Frye pondera: “Podemos chamar o ritmo da literatura de narrativa, e o padrão, a apreensão mental simultânea da estrutura verbal, de significado ou significação. Ouvimos e escutamos uma narrativa, mas quando compreendemos o padrão total de um escritor ‘vemos’ o que ele quer dizer”. Está aí! Northrop Frye me convenceu.
Entendo, com base nessas explicações, que a literatura, sem perder suas características principais, é, simultaneamente “música” e “pintura”, embora tenha por matéria-prima esse instrumento de difícil manejo, que é a palavra. Esta, se bem escolhida e bem empregada, tanto faz as vezes de sons, quanto as das imagens e cores. Daí meu fascínio por essa nobilíssima arte.
Há poemas, por exemplo, que mesmo sem serem musicados, quando lidos em voz alta são melodias puras. Sua musicalidade “salta aos ouvidos”. E há, em contrapartida, descrições, notadamente em textos ficcionais, que são tão ricas, hábeis e detalhadas, que formam, diante de nossos olhos, imagens mais nítidas e reveladoras até do que uma fotografia. Exagero? Não! Longe disso!
O escritor francês, Émile Zola, tratou dessa questão, porém especificamente do ponto de vista do romance, sua especialidade literária. Observou: “Entendemos que um romancista deve ser ao mesmo tempo um observador e um experimentador. O observador expõe os fatos tais quais os observou; estabelece o terreno sólido em que se vão mover os personagens e acontecimentos; em seguida surge o experimentador e faz experiências, isto é, faz seus personagens se movimentarem em determinado enredo, de modo a patentear que a sucessão dos fatos é a exigida pelo determinismo das coisas estudadas”. Essa observação foi citada por Mathew Josephson, no excelente livro “Zola e seu tempo”, que recomendo.

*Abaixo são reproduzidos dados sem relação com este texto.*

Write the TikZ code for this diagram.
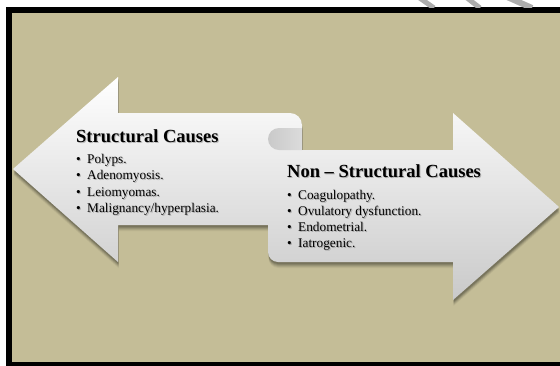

Vejam, pois, como são as artimanhas da imaginação. Comecei a tratar de determinado assunto e fui parar em outro, absolutamente diverso, por culpa e obra dessa que é a “mãe” de todas as artes, da ciência e, enfim, da nossa capacidade de raciocinar. Voltarei, oportunamente, ao tema (e espero que com maior objetividade e de forma mais didática).